Personalised aesthetics with residual adapters

TL;DR

This work proposes a model based on residual learning that is capable of learning subjective, user- specific preferences over aesthetics in photography, while surpassing the state-of-the-art methods and keeping a limited number of user-specific parameters in the model.

Abstract

The use of computational methods to evaluate aesthetics in photography has gained interest in recent years due to the popularization of convolutional neural networks and the availability of new annotated datasets. Most studies in this area have focused on designing models that do not take into account individual preferences for the prediction of the aesthetic value of pictures. We propose a model based on residual learning that is capable of learning subjective, user specific preferences over aesthetics in photography, while surpassing the state-of-the-art methods and keeping a limited number of user-specific parameters in the model. Our model can also be used for picture enhancement, and it is suitable for content-based or hybrid recommender systems in which the amount of computational resources is limited.

Figures (3)

• Figure 1: Representation of the residual adapters that were tested in this paper. Each of the $\alpha^i_j$ is a set of K $1 \times 1$ convolutional filters, where $K$ is the number of $3 \times 3$ kernels in the $C_i$ layer, and is uniquely trained for each of the 37 users $j$ in our test set. For our second set of experiments with residual adapters, the $\alpha_i$ layers are actually a series of three layers of $1 \times 1$ convolutional filters: first, a layer of $K$ upcoming feature maps which outputs $K_1$ maps. Second, a layer that receives those $K_1$ feature maps and outputs other $K_1$ maps; and finally a layer that receives $K_1$ maps and outputs $K$ maps.
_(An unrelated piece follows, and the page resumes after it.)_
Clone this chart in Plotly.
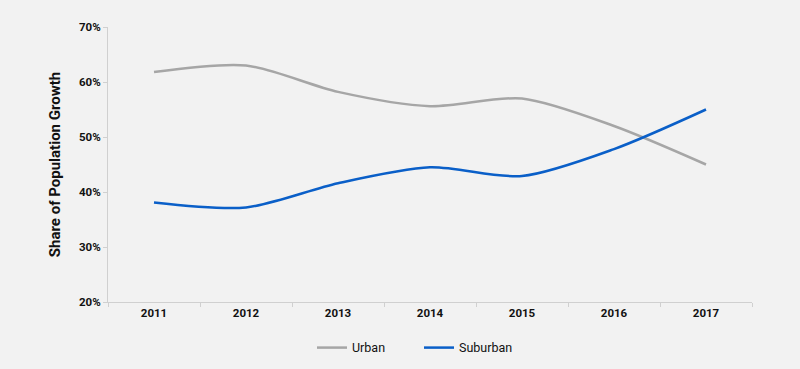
import plotly.graph_objects as go

years = ["2011", "2012", "2013", "2014", "2015", "2016", "2017"]
urban = [61.8, 63.0, 58.2, 55.6, 57.0, 52.0, 45.0]
suburban = [38.1, 37.2, 41.6, 44.5, 42.9, 47.8, 55.0]
y_ticks = [20, 30, 40, 50, 60, 70]

FONT = "Roboto, Arial"

fig = go.Figure()
fig.add_trace(go.Scatter(x=years, y=urban, name="Urban", mode="lines",
                         line=dict(color="#a6a6a6", width=2.5, shape="spline", smoothing=0.8)))
fig.add_trace(go.Scatter(x=years, y=suburban, name="Suburban", mode="lines",
                         line=dict(color="#0a5fc8", width=2.5, shape="spline", smoothing=0.8)))

fig.update_layout(
    width=800, height=369,
    paper_bgcolor="#f2f2f2", plot_bgcolor="#f2f2f2",
    margin=dict(l=108, r=48, t=27, b=67, autoexpand=False),
    font=dict(family=FONT, color="#111111"),
    showlegend=True,
    legend=dict(orientation="h", xref="container", yref="container",
                x=0.39, xanchor="left", y=0.057, yanchor="middle",
                font=dict(size=12.5, family=FONT), itemwidth=30, tracegroupgap=0,
                entrywidth=62, bgcolor="rgba(0,0,0,0)"),
    xaxis=dict(type="category", range=[-0.5, 6.5], showgrid=False,
               showline=True, linecolor="#d0d0d0", linewidth=1,
               ticks="outside", tickson="boundaries", ticklen=4, tickcolor="#d0d0d0",
               tickfont=dict(size=11.5, family=FONT, weight="bold")),
    yaxis=dict(range=[20, 70], tickvals=y_ticks,
               ticktext=[f"{v}%" for v in y_ticks], showgrid=False,
               showline=True, linecolor="#d0d0d0", linewidth=1,
               ticks="outside", ticklen=4, tickcolor="#d0d0d0",
               tickfont=dict(size=11.5, family=FONT, weight="bold"),
               title=dict(text="Share of Population Growth", standoff=14,
                          font=dict(size=15, family=FONT, weight="bold"))),
)

fig.write_html("out.html", config={"displayModeBar": False},
               post_script="document.body.style.margin='0';document.body.style.background='#f2f2f2';")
A weight decay of $0.005$ was used on those adapters, to avoid over-fitting and to keep the adapters' initial weights close to 0. It is worth noting that, if the parameters encoded in the adapters are all equal to 0, the network with the adapters is essentially the same as a network without adapters.
• Figure 2: Visualization of the distributions of the Spearman's $\rho$ for each of the 37 workers in the test dataset on unseen data.
• Figure 3: Original (left) and enhanced (right) images obtained with our enhancement algorithm and our modified Resnet-18 network. The two original pictures were taken by the authors of this paper using smart-phones, using the HDR configuration. All the enhanced images had a greater expected rating (around $10\%$ bigger) than their corresponding original pictures. The value of $\alpha$ was set to $0.5$ so as to make the differences more visible. It can be seen that the algorithm works for pictures taken under many different lightning conditions. Additional figures are found in our repository.